Consider the following $n \times n$ symmetric matrix of i.i.d. Bernoulli random variables, $X_{ij}$. For $i=1,...,n$ and $i<j\le n$. Let $X_{ij} \sim \text{Bernoulli}(p)$ when $i \ne j$ ($p$ fixed), and let $X_{ji} = X_{ij}$ (symmetry). For $i=j$, let $X_{ii} =0$ deterministically. This random matrix corresponds to a $G(n,p)$ random graph.

I am interested in the expectation of a complex quantity that reduces to the following expression: $$ Y_n = \frac{ \sum_{i,j,a,b,c,d} X_{ij} X_{ia} X_{bj} X_{cd} - \sum_{i,j,k,a,b,c} X_{ij} X_{ik} X_{ab} X_{ac} }{ \sum_{i,j,a,b,c,d} X_{ij} X_{ia} X_{ib} X_{cd} - \sum_{i,j,k,a,b,c} X_{ij} X_{ik} X_{ab} X_{ac} } := \frac{A_n}{B_n}, $$

where all sums are from $1$ to $n$. $A_n$ and $B_n$ are shorthand for the numerator and denominator.

This quantity is undefined (0/0) with positive probability for all $n$, so technically the expectation is undefined. However, under the following decomposition:

$$\mathbb E[Y_n] = \Pr[B_n = 0] \mathbb E[Y_n | B_n =0] + \Pr[B_n \ne 0] \mathbb E[Y_n | B_n \ne 0]$$

we have that $\mathbb E[Y_n | B_n =0]$ is undefined but $\mathbb E[Y_n | B_n \ne 0]$ is defined. It's possible to show that $\Pr[B_n = 0] \rightarrow 0$ as $n \rightarrow \infty$, so I'm interested in $\mathbb E[Y_n | B_n \ne 0]$, which is conditioning on a high probability event.

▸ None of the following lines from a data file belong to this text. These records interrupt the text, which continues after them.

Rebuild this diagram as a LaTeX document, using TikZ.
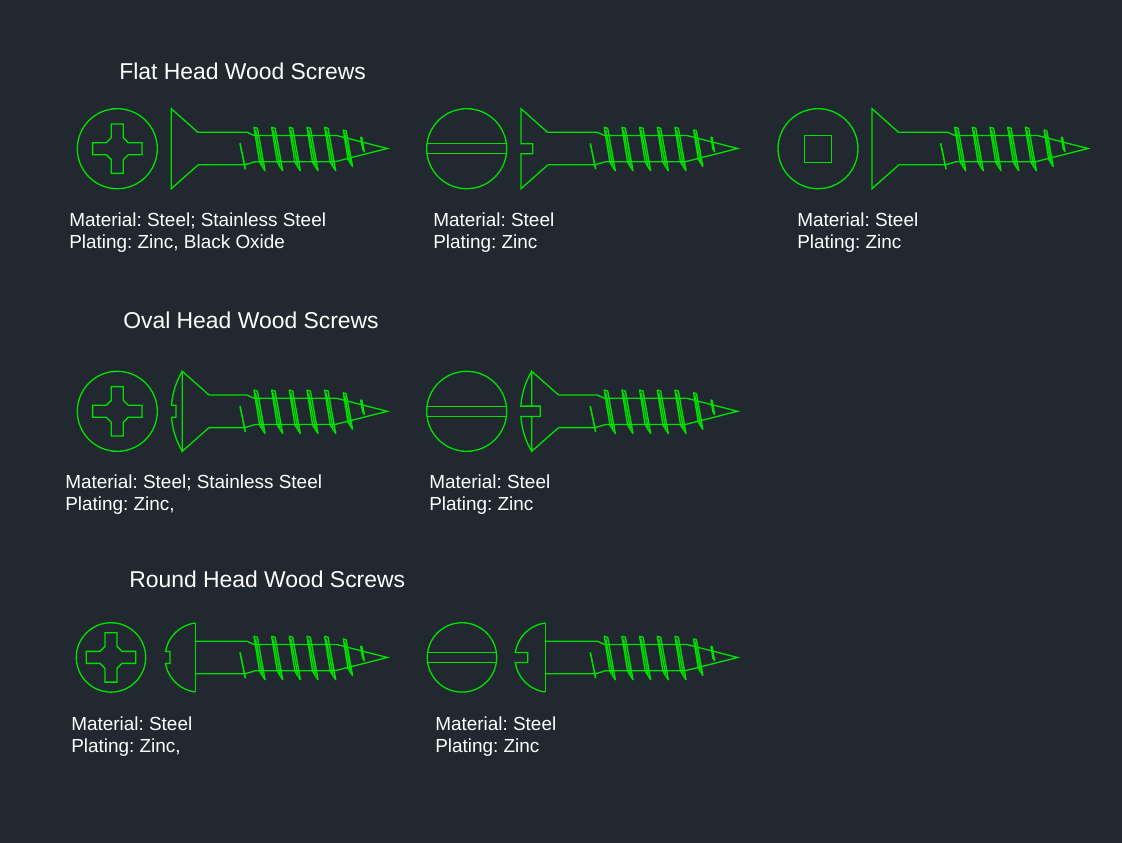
\documentclass[tikz,border=0pt]{standalone}
\usepackage{fontspec}
\setmainfont{Liberation Sans}
\frenchspacing
\definecolor{scrbg}{HTML}{212830}
\definecolor{scrgreen}{HTML}{00E000}
\tikzset{
  scr/.style={draw=scrgreen,line width=1pt,line join=miter},
  scrfin/.style={draw=scrgreen,line width=1.05pt,line join=round},
  scrtitle/.style={text=white,anchor=base west,inner sep=0pt,font=\fontsize{17.18}{20}\selectfont},
  scrtext/.style={text=white,anchor=base west,inner sep=0pt,font=\fontsize{14.2}{17}\selectfont},
  pics/phillipsface/.style={code={
    \draw[scr] (0,0) circle[radius=#1];
    \draw[scr] (6,-24.7)--(6,-11)--(11,-6)--(24.7,-6)--(24.7,6)--(11,6)--(6,11)--(6,24.7)--(-6,24.7)--(-6,11)--(-11,6)--(-24.7,6)--(-24.7,-6)--(-11,-6)--(-6,-11)--(-6,-24.7)--cycle;
  }},
  pics/slotface/.style={code={
    \draw[scr] (0,0) circle[radius=#1];
    \draw[scr] ({-sqrt(#1*#1-25)},-5)--({sqrt(#1*#1-25)},-5);
    \draw[scr] ({-sqrt(#1*#1-25)},5)--({sqrt(#1*#1-25)},5);
  }},
  pics/squareface/.style={code={
    \draw[scr] (0,0) circle[radius=#1];
    \draw[scr] (-13.5,-13.5) rectangle (13.5,13.5);
  }},
  pics/flatplain/.style={code={
    \draw[scr] (26.7,-16.3)--(0,-40)--(0,40)--(26.7,16.3);
  }},
  pics/flatslot/.style={code={
    \draw[scr] (26.7,-16.3)--(0,-40)--(0,-5)--(11.7,-5)--(11.7,5)--(0,5)--(0,40)--(26.7,16.3);
  }},
  pics/ovalphil/.style={code={
    \draw[scr] (26.7,-16.3)--(0,-40)--(0,40)--(26.7,16.3);
    \draw[scr] plot[domain=-30.8:-4.4,samples=16] ({67.2-78.2*cos(\x)},{78.2*sin(\x)})--(-6.3,-6)--(-6.3,6)--(-10.8,6)
      -- plot[domain=4.4:30.8,samples=16] ({67.2-78.2*cos(\x)},{78.2*sin(\x)});
  }},
  pics/ovalslot/.style={code={
    \draw[scr] (26.9,-16.3)--(0,-40)--(0,-5.2)--(8.6,-5.2)--(8.6,5.2)--(0,5.2)--(0,40)--(26.9,16.3);
    \draw[scr] plot[domain=-30.8:-3.8,samples=16] ({67.2-78.2*cos(\x)},{78.2*sin(\x)})--(0,-5.2);
    \draw[scr] (0,5.2)--plot[domain=3.8:30.8,samples=16] ({67.2-78.2*cos(\x)},{78.2*sin(\x)});
  }},
  pics/roundphil/.style={code={
    \draw[scr] (0,-34.5)--(0,34.5);
    \draw[scr] plot[domain=-82.4:-9.9,samples=24] ({4.5-34.8*cos(\x)},{34.8*sin(\x)})--(-25.3,-6)--(-25.3,6)
      --plot[domain=9.9:82.4,samples=24] ({4.5-34.8*cos(\x)},{34.8*sin(\x)});
  }},
  pics/roundslot/.style={code={
    \draw[scr] (0,-34.5)--(0,34.5);
    \draw[scr] plot[domain=-82.4:-8.3,samples=24] ({4.5-34.8*cos(\x)},{34.8*sin(\x)})--(-17.6,-5)--(-17.6,5)
      --plot[domain=8.3:82.4,samples=24] ({4.5-34.8*cos(\x)},{34.8*sin(\x)});
  }},
  pics/fin/.style={code={
    \draw[scrfin] (0,0)--(5.6,35)--(11,43.4)--(3.4,1)--cycle;
    \draw[scrfin] (1.5,3)--(8.4,38);
  }},
  pics/threaded/.style={code={
    \draw[scr] (-#1,-16.3)--(-140.3,-16.3)--(-133.3,-13)--(-50.6,-13)--(0,0)--(-52.3,13.2)--(-132,13.2)--(-142.3,16.3)--(-#1,16.3);
    \draw[scr,line width=1.2pt] (-147.3,-5.2)--(-142.6,17.5)--(-142,20.8);
    \foreach \n in {0,1,2,3,4}
      \pic[shift={({-133.3+17.67*\n},-21.2)}] {fin};
    \pic[shift={(-44,-18.5)},scale=0.84] {fin};
    \pic[shift={(-26.6,-11.2)},scale=0.33] {fin};
  }}
}
\begin{document}
\begin{tikzpicture}[x=0.75pt,y=-0.75pt]
\useasboundingbox (0,0) rectangle (1122,843);
\fill[scrbg] (0,0) rectangle (1122,843);

% Titles
\node[scrtitle] (t1) at (119,79) {Flat Head Wood Screws};
\node[scrtitle] (t2) at (123,328) {Oval Head Wood Screws};
\node[scrtitle] (t3) at (129,587) {Round Head Wood Screws};

% Row 1
\pic (f1) at (117.3,148.7) {phillipsface=40};
\pic (h1) at (171.3,148.7) {flatplain};
\pic (s1) at (387.3,148.5) {threaded=189.3};
\pic (f2) at (466.7,148.7) {slotface=40};
\pic (h2) at (521,148.7) {flatslot};
\pic (s2) at (737.6,148.5) {threaded=189.9};
\pic (f3) at (818,148.7) {squareface=40};
\pic (h3) at (872,148.7) {flatplain};
\pic (s3) at (1088,148.5) {threaded=189.3};

% Row 2
\pic (f4) at (117.3,411.3) {phillipsface=40};
\pic (h4) at (182.3,411.3) {ovalphil};
\pic (s4) at (387.3,411.3) {threaded=178.3};
\pic (f5) at (466.7,411.3) {slotface=40};
\pic (h5) at (531.7,411.3) {ovalslot};
\pic (s5) at (737.6,411.3) {threaded=179};

% Row 3
\pic (f6) at (111,657.4) {phillipsface=34.7};
\pic (h6) at (195.3,657.5) {roundphil};
\pic (s6) at (387.3,657.5) {threaded=192};
\pic (f7) at (462,657.4) {slotface=34.7};
\pic (h7) at (545.3,657.5) {roundslot};
\pic (s7) at (737.6,657.5) {threaded=192.3};

% Labels
\node[scrtext] (a1) at (69,226) {Material: Steel; Stainless Steel};
\node[scrtext] (b1) at (69,248) {Plating: Zinc, Black Oxide};
\node[scrtext] (a2) at (433,226) {Material: Steel};
\node[scrtext] (b2) at (433,248) {Plating: Zinc};
\node[scrtext] (a3) at (797,226) {Material: Steel};
\node[scrtext] (b3) at (797,248) {Plating: Zinc};
\node[scrtext] (a4) at (65,488) {Material: Steel; Stainless Steel};
\node[scrtext] (b4) at (65,510) {Plating: Zinc,};
\node[scrtext] (a5) at (429,488) {Material: Steel};
\node[scrtext] (b5) at (429,510) {Plating: Zinc};
\node[scrtext] (a6) at (71,730) {Material: Steel};
\node[scrtext] (b6) at (71,752) {Plating: Zinc,};
\node[scrtext] (a7) at (435,730) {Material: Steel};
\node[scrtext] (b7) at (435,752) {Plating: Zinc};
\end{tikzpicture}
\end{document}
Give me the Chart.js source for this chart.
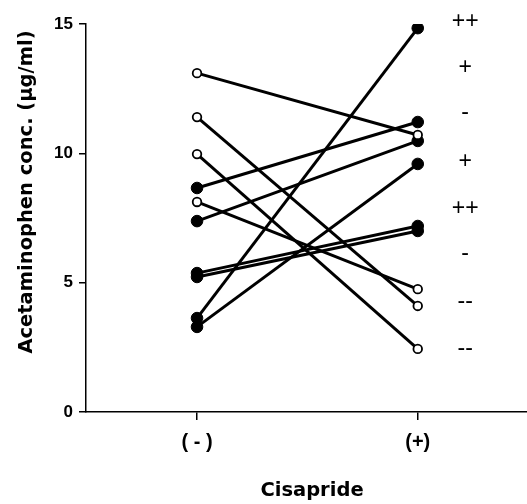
<!DOCTYPE html>
<html>
<head>
<meta charset="utf-8">
<script src="https://cdn.jsdelivr.net/npm/chart.js@4"></script>
<style>
  html, body { margin: 0; padding: 0; background: #fff; }
</style>
</head>
<body>
<canvas id="chart" width="527" height="504"></canvas>
<script>
// x axis tick labels
const groupLabels = ["( - )", "(+)"];
// acetaminophen conc. for each subject, without / with cisapride
const withoutCis = [13.1, 11.4, 9.97, 8.12, 8.66, 7.38, 5.37, 5.22, 3.63, 3.29];
const withCis = [10.71, 4.1, 2.44, 4.75, 11.21, 10.48, 7.19, 7.0, 14.84, 9.59];
// response marks on the right side and the level they sit at
const marks = ["++", "+", "-", "+", "++", "-", "--", "--"];
const markLevels = [15.08, 13.3, 11.56, 9.66, 7.85, 6.11, 4.25, 2.44];
const markX = 1.215;
const xTitle = "Cisapride";
const yTitle = "Acetaminophen conc. (µg/ml)";

const titleFont = "bold 19.5px 'DejaVu Sans', sans-serif";

// lines first, dots on top (lower order is drawn last)
const lines = withoutCis.map((v, i) => ({
  data: [{ x: 0, y: v }, { x: 1, y: withCis[i] }],
  showLine: true,
  borderColor: "#000",
  borderWidth: 3,
  pointRadius: 0,
  order: 2
}));

const dots = withoutCis.map((v, i) => {
  const down = withCis[i] < v; // falling subjects have open circles
  return {
    data: [{ x: 0, y: v }, { x: 1, y: withCis[i] }],
    showLine: false,
    pointRadius: down ? 4.3 : 5.8,
    pointBorderWidth: down ? 1.8 : 1,
    pointBackgroundColor: down ? "#fff" : "#000",
    pointBorderColor: "#000",
    order: 1
  };
});

// +/- marks and the two axis titles
const textPlugin = {
  id: "texts",
  afterDatasetsDraw(chart) {
    const { ctx, scales } = chart;
    ctx.save();
    ctx.fillStyle = "#000";
    ctx.textAlign = "center";
    ctx.textBaseline = "middle";
    ctx.font = "23px 'Liberation Sans', Arial, sans-serif";
    marks.forEach((m, i) => {
      ctx.fillText(m, scales.x.getPixelForValue(markX), scales.y.getPixelForValue(markLevels[i]));
    });
    ctx.font = titleFont;
    ctx.fillText(xTitle, 312, 491);
    ctx.translate(27, 192);
    ctx.rotate(-Math.PI / 2);
    ctx.fillText(yTitle, 0, 0);
    ctx.restore();
  }
};

new Chart(document.getElementById("chart"), {
  type: "scatter",
  data: { datasets: [...lines, ...dots] },
  plugins: [textPlugin],
  options: {
    responsive: false,
    animation: false,
    layout: { autoPadding: false, padding: { top: 24, left: 0, right: 0, bottom: 0 } },
    plugins: { legend: { display: false }, tooltip: { enabled: false } },
    scales: {
      x: {
        type: "linear",
        min: -0.503,
        max: 1.495,
        afterBuildTicks: (s) => { s.ticks = [{ value: 0 }, { value: 1 }]; },
        afterFit: (s) => {
          s.height = 92;
          s.paddingLeft = 0;
          s.paddingRight = 0;
        },
        grid: { drawOnChartArea: false, tickLength: 8, color: "#000", lineWidth: 1.5 },
        border: { color: "#000", width: 1.5 },
        ticks: {
          callback: (v) => groupLabels[v],
          color: "#000",
          font: { family: "'Liberation Sans', Arial, sans-serif", size: 20, weight: "bold" },
          padding: 10,
          maxRotation: 0
        }
      },
      y: {
        min: 0,
        max: 15,
        afterFit: (s) => { s.width = 86; },
        grid: { drawOnChartArea: false, tickLength: 7, color: "#000", lineWidth: 1.5 },
        border: { color: "#000", width: 1.5 },
        ticks: {
          stepSize: 5,
          color: "#000",
          font: { family: "'Liberation Sans', Arial, sans-serif", size: 17, weight: "bold" },
          padding: 6
        }
      }
    }
  }
});
</script>
</body>
</html>
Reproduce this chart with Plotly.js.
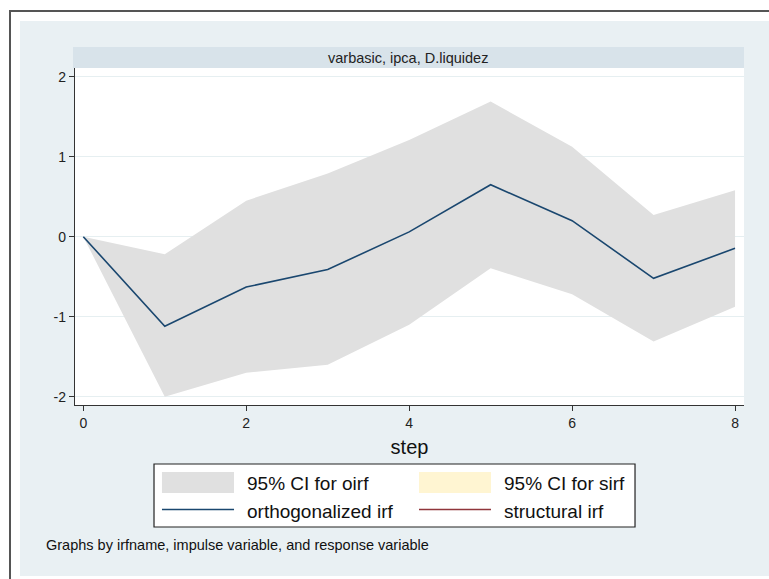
<!DOCTYPE html>
<html>
<head>
<meta charset="utf-8">
<script src="https://cdn.plot.ly/plotly-3.0.1.min.js"></script>
<style>
  html, body { margin: 0; padding: 0; background: #ffffff; width: 769px; height: 579px; overflow: hidden; }
  #frame { position: absolute; left: 9px; top: 10px; width: 800px; height: 600px;
           border-left: 2px solid #555; border-top: 2px solid #555; }
  #chart { position: absolute; left: 20px; top: 21px; width: 749px; height: 555px; }
</style>
</head>
<body>
<div id="frame"></div>
<div id="chart"></div>
<script>
// ---- data ----
const steps      = [0, 1, 2, 3, 4, 5, 6, 7, 8];
const oirf       = [0, -1.12, -0.63, -0.41, 0.06, 0.65, 0.20, -0.52, -0.145];
const oirfUpper  = [0, -0.22, 0.45, 0.79, 1.21, 1.69, 1.125, 0.27, 0.58];
const oirfLower  = [0, -2.00, -1.70, -1.60, -1.10, -0.395, -0.72, -1.31, -0.875];
const panelTitle = "varbasic, ipca, D.liquidez";
const xTitle     = "step";
const xTickVals  = [0, 2, 4, 6, 8];
const yTickVals  = [-2, -1, 0, 1, 2];
const yTickText  = ["-2", "-1", "0", "1", "2"];
const legendLabels = ["95% CI for oirf", "95% CI for sirf", "orthogonalized irf", "structural irf"];
const noteText   = "Graphs by irfname, impulse variable, and response variable";

// ---- colours ----
const bgColor   = "#e9f0f3";
const stripCol  = "#d8e3ea";
const ciCol     = "#e0e0e0";
const sirfCiCol = "#fff5d2";
const navy      = "#1a476f";
const maroon    = "#90353b";
const gridCol   = "#e6eff1";
const axisCol   = "#333333";

const traces = [
  { x: steps, y: oirfLower, type: "scatter", mode: "lines", line: { width: 0, color: ciCol },
    showlegend: false, hoverinfo: "skip" },
  { x: steps, y: oirfUpper, type: "scatter", mode: "lines", line: { width: 0, color: ciCol },
    fill: "tonexty", fillcolor: ciCol, showlegend: false, hoverinfo: "skip" },
  { x: steps, y: oirf, type: "scatter", mode: "lines", line: { width: 1.6, color: navy },
    showlegend: false }
];

const font = "Liberation Sans, Arial, Helvetica, sans-serif";

// legend geometry (paper coords relative to plot area)
const shapes = [
  // strip title band
  { type: "rect", xref: "paper", yref: "paper", x0: -0.003, x1: 1, y0: 1, y1: 1.0623,
    fillcolor: stripCol, line: { width: 0 } },
  // legend box
  { type: "rect", xref: "paper", yref: "paper", x0: 0.1181, x1: 0.8371, y0: -0.3620, y1: -0.1751,
    fillcolor: "#ffffff", line: { width: 1.2, color: "#222" } },
  { type: "rect", xref: "paper", yref: "paper", x0: 0.1300, x1: 0.2377, y0: -0.2611, y1: -0.1988,
    fillcolor: ciCol, line: { width: 0 } },
  { type: "rect", xref: "paper", yref: "paper", x0: 0.5142, x1: 0.6218, y0: -0.2611, y1: -0.1988,
    fillcolor: sirfCiCol, line: { width: 0 } },
  { type: "line", xref: "paper", yref: "paper", x0: 0.1300, x1: 0.2377, y0: -0.3101, y1: -0.3101,
    line: { width: 1.6, color: navy } },
  { type: "line", xref: "paper", yref: "paper", x0: 0.5142, x1: 0.6218, y0: -0.3101, y1: -0.3101,
    line: { width: 1.6, color: maroon } }
];

const legFont = { family: font, size: 19, color: "#111" };
const annotations = [
  { xref: "paper", yref: "paper", x: 0.4985, y: 1.0297, text: panelTitle, showarrow: false,
    xanchor: "center", yanchor: "middle", font: { family: font, size: 14.5, color: "#222" } },
  { xref: "paper", yref: "paper", x: 0.2541, y: -0.2315, text: legendLabels[0], showarrow: false,
    xanchor: "left", yanchor: "middle", font: legFont },
  { xref: "paper", yref: "paper", x: 0.6383, y: -0.2315, text: legendLabels[1], showarrow: false,
    xanchor: "left", yanchor: "middle", font: legFont },
  { xref: "paper", yref: "paper", x: 0.2541, y: -0.3160, text: legendLabels[2], showarrow: false,
    xanchor: "left", yanchor: "middle", font: legFont },
  { xref: "paper", yref: "paper", x: 0.6383, y: -0.3160, text: legendLabels[3], showarrow: false,
    xanchor: "left", yanchor: "middle", font: legFont },
  { xref: "paper", yref: "paper", x: -0.0463, y: -0.4154, text: noteText, showarrow: false,
    xanchor: "left", yanchor: "middle", font: { family: font, size: 14.5, color: "#111" } }
];

const layout = {
  width: 749, height: 555,
  margin: { l: 55, r: 25, t: 47, b: 171, pad: 0 },
  paper_bgcolor: bgColor,
  plot_bgcolor: "#ffffff",
  showlegend: false,
  font: { family: font, size: 14, color: "#222" },
  xaxis: {
    range: [-0.102, 8.11], tickvals: xTickVals, ticks: "outside", ticklen: 5, tickcolor: axisCol,
    showline: true, linecolor: axisCol, linewidth: 1.2, showgrid: false, zeroline: false,
    tickfont: { family: font, size: 14, color: "#222" },
    title: { text: xTitle, font: { family: font, size: 20, color: "#111" }, standoff: 10 }
  },
  yaxis: {
    range: [-2.104, 2.109], tickvals: yTickVals, ticktext: yTickText, ticks: "outside", ticklen: 5,
    tickcolor: axisCol, showline: true, linecolor: axisCol, linewidth: 1.2,
    showgrid: true, gridcolor: gridCol, gridwidth: 1, zeroline: false,
    tickfont: { family: font, size: 14, color: "#222" }
  },
  shapes: shapes,
  annotations: annotations
};

Plotly.newPlot("chart", traces, layout, { staticPlot: true, displayModeBar: false });
</script>
</body>
</html>
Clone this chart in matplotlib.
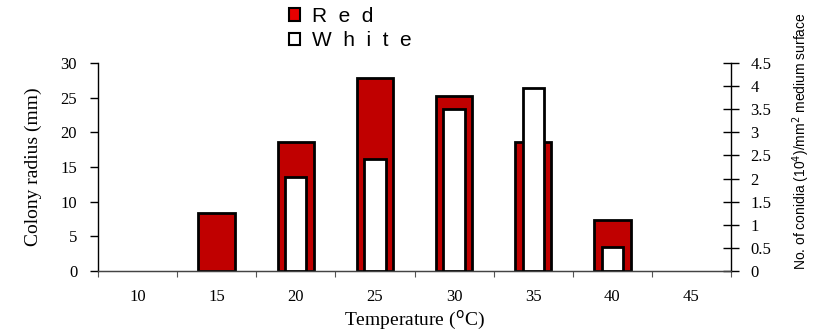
import matplotlib
matplotlib.use("Agg")
import matplotlib.pyplot as plt
from matplotlib.patches import Patch
import numpy as np

# ---- data ----
temperatures = [10, 15, 20, 25, 30, 35, 40, 45]
red_radius = [0, 8.4, 18.6, 27.9, 25.2, 18.6, 7.3, 0]          # Colony radius (mm), left axis
white_conidia = [0, 0, 2.03, 2.42, 3.5, 3.96, 0.52, 0]          # No. of conidia, right axis
left_ticks = [0, 5, 10, 15, 20, 25, 30]
right_ticks = [0, 0.5, 1, 1.5, 2, 2.5, 3, 3.5, 4, 4.5]
right_tick_labels = ["0", "0.5", "1", "1.5", "2", "2.5", "3", "3.5", "4", "4.5"]

RED = "#c00000"
serif = ["Liberation Serif", "DejaVu Serif"]
sans = ["Liberation Sans", "DejaVu Sans"]

fig = plt.figure(figsize=(8.27, 3.34), dpi=100)
ax = fig.add_axes([98 / 827, 1 - 271 / 334, (731 - 98) / 827, (271 - 63) / 334])
ax2 = ax.twinx()

x = np.arange(len(temperatures))
r_idx = [i for i, v in enumerate(red_radius) if v > 0]
w_idx = [i for i, v in enumerate(white_conidia) if v > 0]
ax.bar([x[i] for i in r_idx], [red_radius[i] for i in r_idx], width=0.46,
       color=RED, edgecolor="black", linewidth=2.0, zorder=2)
ax2.bar([x[i] for i in w_idx], [white_conidia[i] for i in w_idx], width=0.27,
        color="white", edgecolor="black", linewidth=2.0, zorder=3)

ax.set_xlim(-0.5, len(temperatures) - 0.5)
ax.set_ylim(0, 30)
ax2.set_ylim(0, 4.5)

# x axis: labels at centers, small ticks at category boundaries
ax.set_xticks(x)
ax.set_xticklabels([str(t) for t in temperatures], fontfamily=serif, fontsize=12)
ax.tick_params(axis="x", which="major", length=0, pad=13)
ax.set_xticks(np.arange(-0.5, len(temperatures), 1.0), minor=True)
ax.tick_params(axis="x", which="minor", length=4, width=0.8, direction="out", color="#555555")

ax.set_yticks(left_ticks)
ax.set_yticklabels([str(v) for v in left_ticks], fontfamily=serif, fontsize=12)
ax.tick_params(axis="y", length=6, width=1, direction="out", pad=9)

ax2.set_yticks(right_ticks)
ax2.set_yticklabels(right_tick_labels, fontfamily=serif, fontsize=12)
ax2.tick_params(axis="y", length=12, width=1, direction="inout", pad=8)

for a in (ax, ax2):
    a.spines["top"].set_visible(False)
    a.spines["left"].set_linewidth(1)
    a.spines["right"].set_linewidth(1)
    a.spines["bottom"].set_linewidth(0.9)
    a.spines["bottom"].set_color("#444444")
ax2.spines["left"].set_visible(False)
ax.spines["right"].set_visible(False)

ax.set_xlabel("Temperature ($^{\\mathrm{o}}$C)", fontfamily=serif, fontsize=14, labelpad=3)
ax.set_ylabel("Colony radius (mm)", fontfamily=serif, fontsize=14)
ax.yaxis.set_label_coords(-0.088, 0.5)
ax2.set_ylabel("No. of conidia (10$^4$)/mm$^2$ medium surface", fontfamily=sans, fontsize=10)
ax2.yaxis.set_label_coords(1.094, 0.625)

handles = [Patch(facecolor="#e80000", edgecolor="black", linewidth=1.5),
           Patch(facecolor="white", edgecolor="black", linewidth=1.5)]
fig.legend(handles, ["R  e  d", "W  h  i  t  e"], loc="upper left",
           bbox_to_anchor=(270 / 827, 1.035), frameon=False,
           handlelength=0.55, handleheight=0.55, handletextpad=0.55,
           labelspacing=0.25, prop={"family": sans, "size": 15})

fig.savefig("out.png", dpi=100)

I have derived the following expectations:

\begin{eqnarray} \mathbb E [ \sum_{i,j,a,b,c,d} X_{ij} X_{ia} X_{bj} X_{cd}] &=& (n^6 -6n^5+7n^4)p^4 + (2n^5-2n^4)p^3 + n^4p^2 + O(n^3) \\ \mathbb E [ \sum_{i,j,a,b,c,d} X_{ij} X_{ia} X_{ib} X_{cd}] &=& (n^6 -7n^5+11n^4)p^4 + (3n^5-6n^4)p^3 + n^4p^2 + O(n^3) \\ \mathbb E [ \sum_{i,j,k,a,b,c} X_{ij} X_{ik} X_{ab} X_{ac}] &=& (n^6 -6n^5+5n^4)p^4 + (2n^5)p^3 + n^4p^2 + O(n^3) \end{eqnarray}

The resulting expectations of $A_n$ and $B_n$ are then:

\begin{eqnarray*} \mathbb E [A_n ] &=& (n^6 -6n^5+7n^4)p^4 + (2n^5-2n^4)p^3 + n^4p^2 - (n^6 -6n^5+5n^4)p^4 \\ && - (2n^5)p^3 - n^4p^2 + O(n^3) \\ &=& -2(p^3-p^4)n^4 + O(n^3), \end{eqnarray*} \begin{eqnarray*} \mathbb E [ B_n] &=& (n^6 -7n^5+11n^4)p^4 + (3n^5-6n^4)p^3 + n^4p^2 - (n^6 -6n^5+5n^4)p^4 \\ && - (2n^5)p^3 - n^4p^2 + O(n^3) \\ &=& (p^3-p^4)n^5 - 6(p^3 -p^4)n^4 + O(n^3). \end{eqnarray*}

**I am wondering, what are ways of establishing that $\mathbb E[A_n /B_n | B_n \ne 0] = \mathbb E[A_n] / \mathbb E[B_n] + o(1)$ for such quantities**?

The two approaches I have tried are:

Multivariate delta method: this requires establishing a CLT that $(A_n,B_n)$ is a joint normal distribution. This is going to require a CLT for the dependent variables that constitute the sums in question, but they are not $m$-dependent for any fixed $m$. I've also looked into CLTs for quadratic forms, but I haven't seen an answer there either.

Taylor expansion: in order to prove that the remainder is bounded, I need to establish a concentration inequality on both the numerator and denominator that is nearly the same as establishing a CLT, but perhaps a little easier. For more on this strategy, see here.

Suggestions for how to make one of these approaches work, or another approach, would be very much appreciated.